### REQUIREMENT
Write the data below out exactly as it stands. Do not include the pictures.

### SUPPLIED DATA
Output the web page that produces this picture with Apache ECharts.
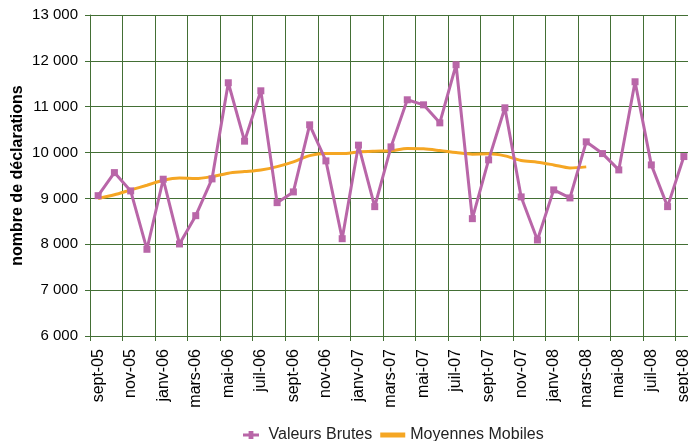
<!DOCTYPE html>
<html>
<head>
<meta charset="utf-8">
<script src="https://cdn.jsdelivr.net/npm/echarts@6/dist/echarts.min.js"></script>
<style>
  html, body { margin: 0; padding: 0; background: #fff; }
  #chart { width: 688px; height: 441px; }
</style>
</head>
<body>
<div id="chart"></div>
<script>
    // mois de sept-05 à sept-08
    const months = [
        'sept-05', 'oct-05', 'nov-05', 'déc-05', 'janv-06', 'févr-06', 'mars-06', 'avr-06',
        'mai-06', 'juin-06', 'juil-06', 'août-06', 'sept-06', 'oct-06', 'nov-06', 'déc-06',
        'janv-07', 'févr-07', 'mars-07', 'avr-07', 'mai-07', 'juin-07', 'juil-07', 'août-07',
        'sept-07', 'oct-07', 'nov-07', 'déc-07', 'janv-08', 'févr-08', 'mars-08', 'avr-08',
        'mai-08', 'juin-08', 'juil-08', 'août-08', 'sept-08'
    ];

    const valeursBrutes = [
        9060, 9563, 9164, 7891, 9419, 8007, 8624, 9426,
        11522, 10249, 11347, 8908, 9142, 10605, 9819, 8122,
        10162, 8821, 10124, 11151, 11041, 10648, 11915, 8559,
        9841, 10976, 9033, 8094, 9186, 9011, 10234, 9978,
        9622, 11544, 9731, 8821, 9913
    ];

    const moyennesMobiles = [
        9000, 9080, 9186, 9288, 9397, 9448, 9432, 9476,
        9550, 9585, 9622, 9694, 9797, 9934, 9978, 9978,
        10015, 10031, 10040, 10087, 10081, 10044, 10000, 9965,
        9972, 9928, 9825, 9790, 9731, 9666, 9688
    ];

    const gridColor = '#436f35';
    const font = 'Liberation Sans, Arial, sans-serif';

    const chart = echarts.init(document.getElementById('chart'));
    chart.setOption({
        animation: false,
        grid: {
            left: 90,
            right: -4,
            top: 15,
            bottom: 105,
            containLabel: false,
            outerBoundsMode: 'none'
        },
        legend: {
            top: 422,
            left: 238,
            itemWidth: 25,
            itemHeight: 8,
            itemGap: 8,
            textStyle: {fontFamily: font, fontSize: 16, color: '#222'},
            data: [
                {name: 'Valeurs Brutes', icon: 'path://M0,3H10V5H0Z M3.5,1.5H6.5V6.5H3.5Z'},
                {name: 'Moyennes Mobiles', icon: 'path://M0,3H10V5H0Z'}
            ]
        },
        xAxis: {
            type: 'category',
            data: months,
            boundaryGap: true,
            axisLine: {lineStyle: {color: gridColor}},
            axisTick: {show: true, interval: 1, length: 5, lineStyle: {color: gridColor}},
            splitLine: {show: true, interval: 1, lineStyle: {color: gridColor, width: 1}},
            axisLabel: {
                interval: 1,
                rotate: 90,
                margin: 13,
                color: '#000',
                fontFamily: font,
                fontSize: 16
            }
        },
        yAxis: {
            type: 'value',
            min: 6000,
            max: 13000,
            interval: 1000,
            name: 'nombre de déclarations',
            nameLocation: 'middle',
            nameGap: 64,
            nameMoveOverlap: false,
            nameTextStyle: {fontFamily: font, fontSize: 16, fontWeight: 'bold', color: '#000'},
            axisLine: {show: true, lineStyle: {color: gridColor}},
            axisTick: {show: true, length: 5, lineStyle: {color: gridColor}},
            splitLine: {lineStyle: {color: gridColor, width: 1}},
            axisLabel: {
                color: '#000',
                fontFamily: font,
                fontSize: 15,
                margin: 12,
                formatter: v => String(v).replace(/\B(?=(\d{3})+(?!\d))/g, ' ')
            }
        },
        series: [
            {
                name: 'Valeurs Brutes',
                type: 'line',
                data: valeursBrutes,
                symbol: 'rect',
                symbolSize: 7,
                lineStyle: {color: '#b966a8', width: 3},
                itemStyle: {color: '#b966a8'},
                z: 3
            },
            {
                name: 'Moyennes Mobiles',
                type: 'line',
                data: moyennesMobiles,
                symbol: 'none',
                smooth: 0.3,
                lineStyle: {color: '#f5a623', width: 3},
                itemStyle: {color: '#f5a623'},
                z: 2
            }
        ]
    });
</script>
</body>
</html>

### TASK OUTPUT
Output the web page that produces this picture with Apache ECharts.
<!DOCTYPE html>
<html>
<head>
<meta charset="utf-8">
<script src="https://cdn.jsdelivr.net/npm/echarts@6/dist/echarts.min.js"></script>
<style>
  html, body { margin: 0; padding: 0; background: #fff; }
  #chart { width: 688px; height: 441px; }
</style>
</head>
<body>
<div id="chart"></div>
<script>
    // mois de sept-05 à sept-08
    const months = [
        'sept-05', 'oct-05', 'nov-05', 'déc-05', 'janv-06', 'févr-06', 'mars-06', 'avr-06',
        'mai-06', 'juin-06', 'juil-06', 'août-06', 'sept-06', 'oct-06', 'nov-06', 'déc-06',
        'janv-07', 'févr-07', 'mars-07', 'avr-07', 'mai-07', 'juin-07', 'juil-07', 'août-07',
        'sept-07', 'oct-07', 'nov-07', 'déc-07', 'janv-08', 'févr-08', 'mars-08', 'avr-08',
        'mai-08', 'juin-08', 'juil-08', 'août-08', 'sept-08'
    ];

    const valeursBrutes = [
        9060, 9563, 9164, 7891, 9419, 8007, 8624, 9426,
        11522, 10249, 11347, 8908, 9142, 10605, 9819, 8122,
        10162, 8821, 10124, 11151, 11041, 10648, 11915, 8559,
        9841, 10976, 9033, 8094, 9186, 9011, 10234, 9978,
        9622, 11544, 9731, 8821, 9913
    ];

    const moyennesMobiles = [
        9000, 9080, 9186, 9288, 9397, 9448, 9432, 9476,
        9550, 9585, 9622, 9694, 9797, 9934, 9978, 9978,
        10015, 10031, 10040, 10087, 10081, 10044, 10000, 9965,
        9972, 9928, 9825, 9790, 9731, 9666, 9688
    ];

    const gridColor = '#436f35';
    const font = 'Liberation Sans, Arial, sans-serif';

    const chart = echarts.init(document.getElementById('chart'));
    chart.setOption({
        animation: false,
        grid: {
            left: 90,
            right: -4,
            top: 15,
            bottom: 105,
            containLabel: false,
            outerBoundsMode: 'none'
        },
        legend: {
            top: 422,
            left: 238,
            itemWidth: 25,
            itemHeight: 8,
            itemGap: 8,
            textStyle: {fontFamily: font, fontSize: 16, color: '#222'},
            data: [
                {name: 'Valeurs Brutes', icon: 'path://M0,3H10V5H0Z M3.5,1.5H6.5V6.5H3.5Z'},
                {name: 'Moyennes Mobiles', icon: 'path://M0,3H10V5H0Z'}
            ]
        },
        xAxis: {
            type: 'category',
            data: months,
            boundaryGap: true,
            axisLine: {lineStyle: {color: gridColor}},
            axisTick: {show: true, interval: 1, length: 5, lineStyle: {color: gridColor}},
            splitLine: {show: true, interval: 1, lineStyle: {color: gridColor, width: 1}},
            axisLabel: {
                interval: 1,
                rotate: 90,
                margin: 13,
                color: '#000',
                fontFamily: font,
                fontSize: 16
            }
        },
        yAxis: {
            type: 'value',
            min: 6000,
            max: 13000,
            interval: 1000,
            name: 'nombre de déclarations',
            nameLocation: 'middle',
            nameGap: 64,
            nameMoveOverlap: false,
            nameTextStyle: {fontFamily: font, fontSize: 16, fontWeight: 'bold', color: '#000'},
            axisLine: {show: true, lineStyle: {color: gridColor}},
            axisTick: {show: true, length: 5, lineStyle: {color: gridColor}},
            splitLine: {lineStyle: {color: gridColor, width: 1}},
            axisLabel: {
                color: '#000',
                fontFamily: font,
                fontSize: 15,
                margin: 12,
                formatter: v => String(v).replace(/\B(?=(\d{3})+(?!\d))/g, ' ')
            }
        },
        series: [
            {
                name: 'Valeurs Brutes',
                type: 'line',
                data: valeursBrutes,
                symbol: 'rect',
                symbolSize: 7,
                lineStyle: {color: '#b966a8', width: 3},
                itemStyle: {color: '#b966a8'},
                z: 3
            },
            {
                name: 'Moyennes Mobiles',
                type: 'line',
                data: moyennesMobiles,
                symbol: 'none',
                smooth: 0.3,
                lineStyle: {color: '#f5a623', width: 3},
                itemStyle: {color: '#f5a623'},
                z: 2
            }
        ]
    });
</script>
</body>
</html>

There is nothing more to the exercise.